SIMON: And what about Vince Foster's death as an issue? We'll state again, there were extensive investigations and all they found was a tragic human story about a man at the end of his rope.

KLEIN: To raise it now is disgraceful. You know, we can't mince words about it. There really was nothing there. And the only reason why Donald Trump would be raising it would be not to talk about other things that are more important, things he may not know so much about.

SIMON: Yeah. I do have to ask this. At the same time, don't the Clintons play rough too? There are a number of women who really do feel that they were treated badly by Bill Clinton in a personal and sometimes intimate way. And they felt that the Clintons tried to smear them.

KLEIN: Obviously it is disgraceful to take advantage of an intern or an employee. And he did that. And it was wildly foolish and disgusting. But I wonder, you know - there's a problem that Clinton has and it's this - these things are going to come up. They may even come up in the debates in the fall. What is she going to respond to it?
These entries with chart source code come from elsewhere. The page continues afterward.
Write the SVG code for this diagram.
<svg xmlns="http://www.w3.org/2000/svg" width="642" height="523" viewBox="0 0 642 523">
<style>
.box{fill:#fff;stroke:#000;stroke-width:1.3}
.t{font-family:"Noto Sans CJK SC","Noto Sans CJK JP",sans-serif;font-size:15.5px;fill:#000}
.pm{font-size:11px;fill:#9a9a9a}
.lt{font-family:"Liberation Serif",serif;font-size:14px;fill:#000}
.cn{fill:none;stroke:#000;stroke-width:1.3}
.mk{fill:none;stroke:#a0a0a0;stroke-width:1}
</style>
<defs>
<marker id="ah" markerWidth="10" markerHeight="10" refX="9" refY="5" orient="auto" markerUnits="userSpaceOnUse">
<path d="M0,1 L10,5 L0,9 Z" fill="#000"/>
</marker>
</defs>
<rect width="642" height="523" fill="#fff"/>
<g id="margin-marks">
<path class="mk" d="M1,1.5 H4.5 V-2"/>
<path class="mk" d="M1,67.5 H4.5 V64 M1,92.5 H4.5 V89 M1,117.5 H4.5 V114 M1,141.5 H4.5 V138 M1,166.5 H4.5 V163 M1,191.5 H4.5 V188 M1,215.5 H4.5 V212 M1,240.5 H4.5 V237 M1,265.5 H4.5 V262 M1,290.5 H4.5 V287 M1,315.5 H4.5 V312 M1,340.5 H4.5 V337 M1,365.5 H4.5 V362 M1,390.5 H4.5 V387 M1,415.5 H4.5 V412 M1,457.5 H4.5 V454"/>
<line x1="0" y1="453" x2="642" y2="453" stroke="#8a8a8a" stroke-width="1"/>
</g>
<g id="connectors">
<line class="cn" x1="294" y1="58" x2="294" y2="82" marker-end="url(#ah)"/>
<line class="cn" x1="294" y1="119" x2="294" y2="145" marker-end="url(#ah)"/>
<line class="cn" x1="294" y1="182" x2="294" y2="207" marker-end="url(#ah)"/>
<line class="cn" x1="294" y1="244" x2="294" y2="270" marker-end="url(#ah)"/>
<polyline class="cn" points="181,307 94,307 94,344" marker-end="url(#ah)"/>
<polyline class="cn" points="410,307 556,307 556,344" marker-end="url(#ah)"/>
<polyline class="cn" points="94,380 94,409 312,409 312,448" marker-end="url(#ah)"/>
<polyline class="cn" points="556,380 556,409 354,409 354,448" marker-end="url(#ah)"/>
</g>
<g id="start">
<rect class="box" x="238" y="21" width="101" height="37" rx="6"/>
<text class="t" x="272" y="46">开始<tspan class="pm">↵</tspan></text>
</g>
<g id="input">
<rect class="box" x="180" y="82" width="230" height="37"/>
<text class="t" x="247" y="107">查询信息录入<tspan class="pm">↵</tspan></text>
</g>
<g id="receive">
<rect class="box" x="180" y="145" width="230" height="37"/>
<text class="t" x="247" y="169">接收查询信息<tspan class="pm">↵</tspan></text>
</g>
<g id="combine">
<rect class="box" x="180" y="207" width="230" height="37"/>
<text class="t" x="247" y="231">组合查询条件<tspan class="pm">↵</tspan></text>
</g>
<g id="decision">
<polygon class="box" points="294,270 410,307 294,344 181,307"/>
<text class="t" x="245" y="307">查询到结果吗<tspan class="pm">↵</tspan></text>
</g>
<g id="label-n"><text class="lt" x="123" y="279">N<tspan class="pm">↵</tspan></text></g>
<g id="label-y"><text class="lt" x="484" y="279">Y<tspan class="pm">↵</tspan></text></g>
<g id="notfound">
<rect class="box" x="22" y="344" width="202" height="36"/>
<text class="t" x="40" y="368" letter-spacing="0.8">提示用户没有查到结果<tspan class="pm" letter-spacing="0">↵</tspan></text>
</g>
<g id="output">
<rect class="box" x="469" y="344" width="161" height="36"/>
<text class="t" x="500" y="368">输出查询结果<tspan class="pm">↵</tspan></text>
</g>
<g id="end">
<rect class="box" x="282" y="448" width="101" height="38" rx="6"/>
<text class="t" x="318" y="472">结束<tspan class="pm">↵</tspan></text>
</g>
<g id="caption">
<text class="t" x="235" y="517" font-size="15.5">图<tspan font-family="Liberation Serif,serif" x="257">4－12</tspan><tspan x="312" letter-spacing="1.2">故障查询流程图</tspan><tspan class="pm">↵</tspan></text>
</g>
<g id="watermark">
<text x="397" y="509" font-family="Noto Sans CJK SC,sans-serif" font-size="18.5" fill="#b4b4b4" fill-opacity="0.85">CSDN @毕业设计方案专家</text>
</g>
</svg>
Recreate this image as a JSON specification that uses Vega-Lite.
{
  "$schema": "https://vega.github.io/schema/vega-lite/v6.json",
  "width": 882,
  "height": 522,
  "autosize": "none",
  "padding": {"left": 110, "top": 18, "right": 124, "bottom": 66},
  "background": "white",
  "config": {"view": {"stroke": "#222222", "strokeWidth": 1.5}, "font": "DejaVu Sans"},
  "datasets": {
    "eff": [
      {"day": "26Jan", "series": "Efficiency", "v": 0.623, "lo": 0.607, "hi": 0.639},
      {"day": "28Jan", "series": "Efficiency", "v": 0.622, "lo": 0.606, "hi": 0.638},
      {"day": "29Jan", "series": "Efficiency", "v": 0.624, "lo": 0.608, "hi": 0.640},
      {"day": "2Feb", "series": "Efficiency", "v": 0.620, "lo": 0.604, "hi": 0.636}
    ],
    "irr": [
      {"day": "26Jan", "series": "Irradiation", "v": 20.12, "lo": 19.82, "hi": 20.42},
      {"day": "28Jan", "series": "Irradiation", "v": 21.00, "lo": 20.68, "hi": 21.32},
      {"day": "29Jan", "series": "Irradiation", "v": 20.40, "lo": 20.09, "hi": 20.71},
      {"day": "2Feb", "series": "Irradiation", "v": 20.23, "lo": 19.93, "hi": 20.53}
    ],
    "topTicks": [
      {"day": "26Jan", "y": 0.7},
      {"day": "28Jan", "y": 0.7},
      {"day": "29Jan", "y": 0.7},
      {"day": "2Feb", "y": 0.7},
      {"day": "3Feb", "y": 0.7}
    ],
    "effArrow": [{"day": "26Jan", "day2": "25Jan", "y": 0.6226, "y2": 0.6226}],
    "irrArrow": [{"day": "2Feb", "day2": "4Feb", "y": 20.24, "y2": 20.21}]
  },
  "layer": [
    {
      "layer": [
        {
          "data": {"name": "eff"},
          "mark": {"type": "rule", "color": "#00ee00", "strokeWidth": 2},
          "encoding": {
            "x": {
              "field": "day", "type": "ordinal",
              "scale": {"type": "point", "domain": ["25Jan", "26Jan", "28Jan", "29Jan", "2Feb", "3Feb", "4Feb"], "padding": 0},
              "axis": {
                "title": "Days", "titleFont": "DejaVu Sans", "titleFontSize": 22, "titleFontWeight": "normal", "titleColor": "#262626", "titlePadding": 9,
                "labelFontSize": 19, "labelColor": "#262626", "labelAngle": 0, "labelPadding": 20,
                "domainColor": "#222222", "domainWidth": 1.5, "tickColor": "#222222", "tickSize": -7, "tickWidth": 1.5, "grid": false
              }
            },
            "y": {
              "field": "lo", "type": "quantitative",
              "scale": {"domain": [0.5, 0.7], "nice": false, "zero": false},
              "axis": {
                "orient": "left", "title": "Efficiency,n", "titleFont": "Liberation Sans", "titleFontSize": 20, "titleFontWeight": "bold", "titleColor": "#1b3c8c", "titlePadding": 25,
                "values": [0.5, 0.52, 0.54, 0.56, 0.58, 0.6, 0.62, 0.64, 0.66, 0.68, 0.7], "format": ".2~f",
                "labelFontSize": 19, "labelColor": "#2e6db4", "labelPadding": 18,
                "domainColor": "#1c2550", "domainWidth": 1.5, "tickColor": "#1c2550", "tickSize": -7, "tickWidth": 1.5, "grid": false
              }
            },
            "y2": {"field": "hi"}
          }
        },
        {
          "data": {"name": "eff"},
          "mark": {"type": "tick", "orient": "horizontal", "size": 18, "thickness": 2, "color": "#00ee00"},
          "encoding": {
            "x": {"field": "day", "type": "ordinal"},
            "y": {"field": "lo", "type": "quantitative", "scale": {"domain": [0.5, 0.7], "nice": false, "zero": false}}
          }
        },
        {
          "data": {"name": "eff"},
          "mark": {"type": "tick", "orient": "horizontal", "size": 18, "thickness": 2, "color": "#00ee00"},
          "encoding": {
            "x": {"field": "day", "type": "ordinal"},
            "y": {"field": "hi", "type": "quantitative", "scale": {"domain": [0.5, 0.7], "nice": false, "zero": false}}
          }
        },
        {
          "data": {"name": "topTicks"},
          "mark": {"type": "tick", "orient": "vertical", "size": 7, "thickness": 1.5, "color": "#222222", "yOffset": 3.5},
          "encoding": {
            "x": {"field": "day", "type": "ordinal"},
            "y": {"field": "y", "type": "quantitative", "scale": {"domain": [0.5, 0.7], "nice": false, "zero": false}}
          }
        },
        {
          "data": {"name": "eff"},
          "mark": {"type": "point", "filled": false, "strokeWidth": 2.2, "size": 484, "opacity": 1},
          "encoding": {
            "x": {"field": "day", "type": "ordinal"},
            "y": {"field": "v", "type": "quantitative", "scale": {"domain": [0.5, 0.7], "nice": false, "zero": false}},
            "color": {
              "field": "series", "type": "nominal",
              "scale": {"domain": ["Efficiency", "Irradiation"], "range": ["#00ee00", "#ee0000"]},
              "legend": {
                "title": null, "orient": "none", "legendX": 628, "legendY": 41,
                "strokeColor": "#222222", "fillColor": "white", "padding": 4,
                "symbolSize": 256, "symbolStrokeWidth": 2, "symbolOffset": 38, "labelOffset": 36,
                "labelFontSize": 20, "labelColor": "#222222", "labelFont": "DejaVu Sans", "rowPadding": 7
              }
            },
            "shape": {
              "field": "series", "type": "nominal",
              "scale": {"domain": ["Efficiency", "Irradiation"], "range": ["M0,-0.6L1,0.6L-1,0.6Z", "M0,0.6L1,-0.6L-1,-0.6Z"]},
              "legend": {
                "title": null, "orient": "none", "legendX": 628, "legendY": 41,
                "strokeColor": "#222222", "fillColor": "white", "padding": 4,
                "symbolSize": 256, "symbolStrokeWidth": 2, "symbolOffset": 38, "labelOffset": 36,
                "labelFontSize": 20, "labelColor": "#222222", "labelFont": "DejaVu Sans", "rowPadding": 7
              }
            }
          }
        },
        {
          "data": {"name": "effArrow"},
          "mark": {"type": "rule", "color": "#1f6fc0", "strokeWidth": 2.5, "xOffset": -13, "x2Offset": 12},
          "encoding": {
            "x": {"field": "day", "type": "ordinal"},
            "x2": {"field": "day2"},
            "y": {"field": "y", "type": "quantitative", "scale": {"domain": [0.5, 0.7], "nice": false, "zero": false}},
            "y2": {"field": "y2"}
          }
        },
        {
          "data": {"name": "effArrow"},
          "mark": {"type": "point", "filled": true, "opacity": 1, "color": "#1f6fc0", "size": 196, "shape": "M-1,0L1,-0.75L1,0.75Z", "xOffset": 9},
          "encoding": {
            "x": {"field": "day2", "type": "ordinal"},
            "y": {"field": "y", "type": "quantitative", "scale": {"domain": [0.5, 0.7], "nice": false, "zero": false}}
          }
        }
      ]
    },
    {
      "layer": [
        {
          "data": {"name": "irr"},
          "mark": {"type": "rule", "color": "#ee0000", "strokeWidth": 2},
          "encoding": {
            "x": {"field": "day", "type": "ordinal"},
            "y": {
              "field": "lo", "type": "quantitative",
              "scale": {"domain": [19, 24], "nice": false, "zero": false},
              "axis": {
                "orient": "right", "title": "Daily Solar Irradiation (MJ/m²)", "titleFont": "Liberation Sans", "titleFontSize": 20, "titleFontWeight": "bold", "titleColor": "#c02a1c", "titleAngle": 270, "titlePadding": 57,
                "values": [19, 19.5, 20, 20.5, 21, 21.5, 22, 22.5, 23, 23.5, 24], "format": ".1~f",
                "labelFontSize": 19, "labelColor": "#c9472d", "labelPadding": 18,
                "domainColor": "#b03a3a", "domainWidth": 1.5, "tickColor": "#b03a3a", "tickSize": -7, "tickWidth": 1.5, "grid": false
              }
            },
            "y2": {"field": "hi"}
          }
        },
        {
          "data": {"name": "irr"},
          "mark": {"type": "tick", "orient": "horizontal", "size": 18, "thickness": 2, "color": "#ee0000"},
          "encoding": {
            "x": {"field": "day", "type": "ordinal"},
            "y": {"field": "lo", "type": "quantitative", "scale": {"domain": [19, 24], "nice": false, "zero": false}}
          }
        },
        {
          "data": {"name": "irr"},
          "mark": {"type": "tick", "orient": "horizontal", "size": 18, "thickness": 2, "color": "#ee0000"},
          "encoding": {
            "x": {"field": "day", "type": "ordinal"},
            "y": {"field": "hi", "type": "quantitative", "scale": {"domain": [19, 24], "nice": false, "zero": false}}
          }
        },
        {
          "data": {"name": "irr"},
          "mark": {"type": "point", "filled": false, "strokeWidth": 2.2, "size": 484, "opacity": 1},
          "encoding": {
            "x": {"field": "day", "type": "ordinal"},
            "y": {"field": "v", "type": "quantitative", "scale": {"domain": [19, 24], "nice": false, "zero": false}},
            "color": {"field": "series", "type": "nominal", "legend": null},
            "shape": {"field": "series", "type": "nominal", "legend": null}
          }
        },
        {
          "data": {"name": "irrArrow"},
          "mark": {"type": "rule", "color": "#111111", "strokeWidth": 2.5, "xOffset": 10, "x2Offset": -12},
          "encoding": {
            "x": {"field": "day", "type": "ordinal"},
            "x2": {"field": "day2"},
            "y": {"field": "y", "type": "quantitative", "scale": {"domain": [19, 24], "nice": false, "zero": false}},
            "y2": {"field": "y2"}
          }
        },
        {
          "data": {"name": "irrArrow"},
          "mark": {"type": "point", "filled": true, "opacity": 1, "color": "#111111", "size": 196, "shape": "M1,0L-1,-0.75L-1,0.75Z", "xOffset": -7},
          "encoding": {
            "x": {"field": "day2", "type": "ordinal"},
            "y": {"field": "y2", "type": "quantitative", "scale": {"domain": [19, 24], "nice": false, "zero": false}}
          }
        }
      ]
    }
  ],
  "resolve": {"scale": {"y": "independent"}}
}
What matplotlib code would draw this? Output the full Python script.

It would be nice if she responded, hell yeah, that's why he spent six months on the couch.

But I don't know that that's something that she has in her. And it's certainly an incredibly sensitive area for Hillary Clinton. And it may be what constricts her in a lot of other ways as a candidate as well.

KLEIN: Joe Klein, he writes a column for Time and, of course, the author of "Primary Colors." Thanks so much for being with us.